> **PROBLEM**
Repeat everything from the first line of the listing below through the line that contains "const FONT = 'Liberation", exactly. Leave out pictures.

> **SUPPLIED INFORMATION**
** Start **

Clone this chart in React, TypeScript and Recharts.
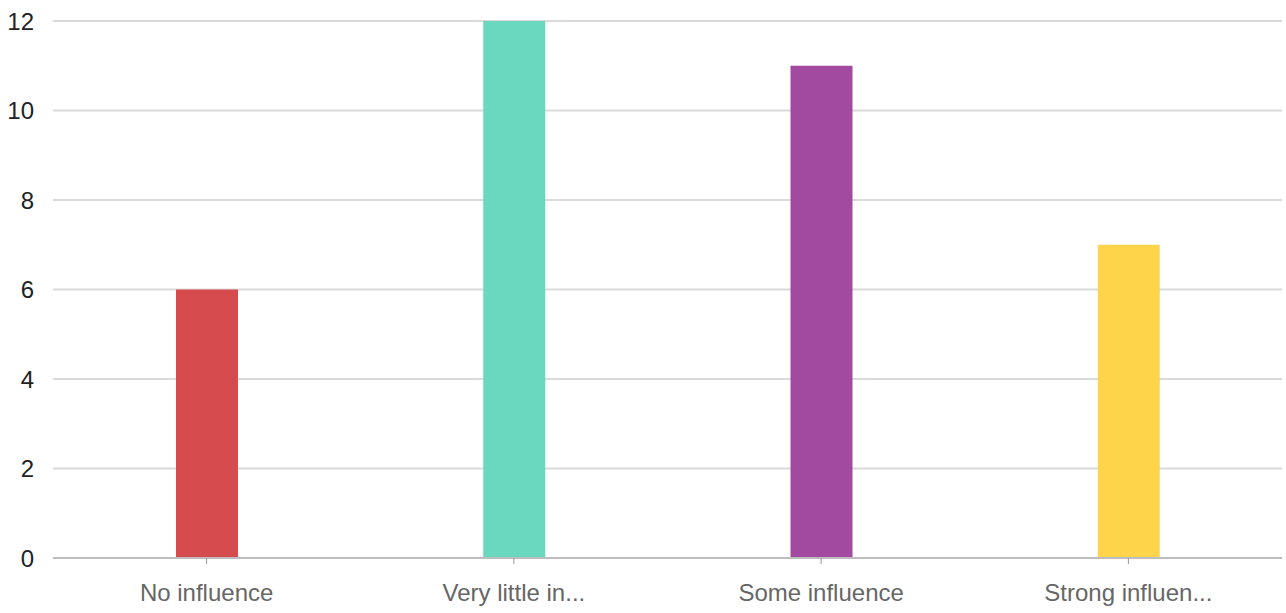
import { BarChart, Bar, XAxis, YAxis, CartesianGrid, Cell } from 'recharts'

const categories = ['No influence', 'Very little in...', 'Some influence', 'Strong influen...']
const counts = [6, 12, 11, 7]
const barColors = ['#d64b4e', '#6ad8be', '#a24a9f', '#fed54a']
const yTicks = [0, 2, 4, 6, 8, 10, 12]

const chartData = categories.map((name, i) => ({ name, count: counts[i] }))

const FONT = 'Liberation Sans, Arial, sans-serif'

export default function App() {
  return (
    <div style={{ position: 'absolute', left: 0, top: 0, background: '#fff' }}>
      <BarChart
        width={1286}
        height={613}
        data={chartData}
        margin={{ top: 21, right: 4, bottom: 0, left: 0 }}
      >
        <CartesianGrid vertical={false} stroke="#dadada" strokeWidth={2} />
        <XAxis
          dataKey="name"
          height={55}
          axisLine={{ stroke: '#bdbdbd', strokeWidth: 2 }}
          tickLine={{ stroke: '#999' }}
          tickSize={6}
          tickMargin={20}
          interval={0}
          tick={{ fontSize: 24, fill: '#666', fontFamily: FONT }}
        />
        <YAxis
          width={53}
          domain={[0, 12]}
          ticks={yTicks}
          axisLine={false}
          tickLine={false}
          tickSize={0}
          tickMargin={19}
          tick={{ fontSize: 24, fill: '#222', fontFamily: FONT }}
        />
        <Bar dataKey="count" barSize={62} isAnimationActive={false}>
          {chartData.map((d, i) => (
            <Cell key={d.name} fill={barColors[i]} />
          ))}
        </Bar>
      </BarChart>
    </div>
  )
}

** End **

> **WRITTEN ANSWER**
Clone this chart in React, TypeScript and Recharts.
import { BarChart, Bar, XAxis, YAxis, CartesianGrid, Cell } from 'recharts'

const categories = ['No influence', 'Very little in...', 'Some influence', 'Strong influen...']
const counts = [6, 12, 11, 7]
const barColors = ['#d64b4e', '#6ad8be', '#a24a9f', '#fed54a']
const yTicks = [0, 2, 4, 6, 8, 10, 12]

const chartData = categories.map((name, i) => ({ name, count: counts[i] }))

const FONT = 'Liberation Sans, Arial, sans-serif'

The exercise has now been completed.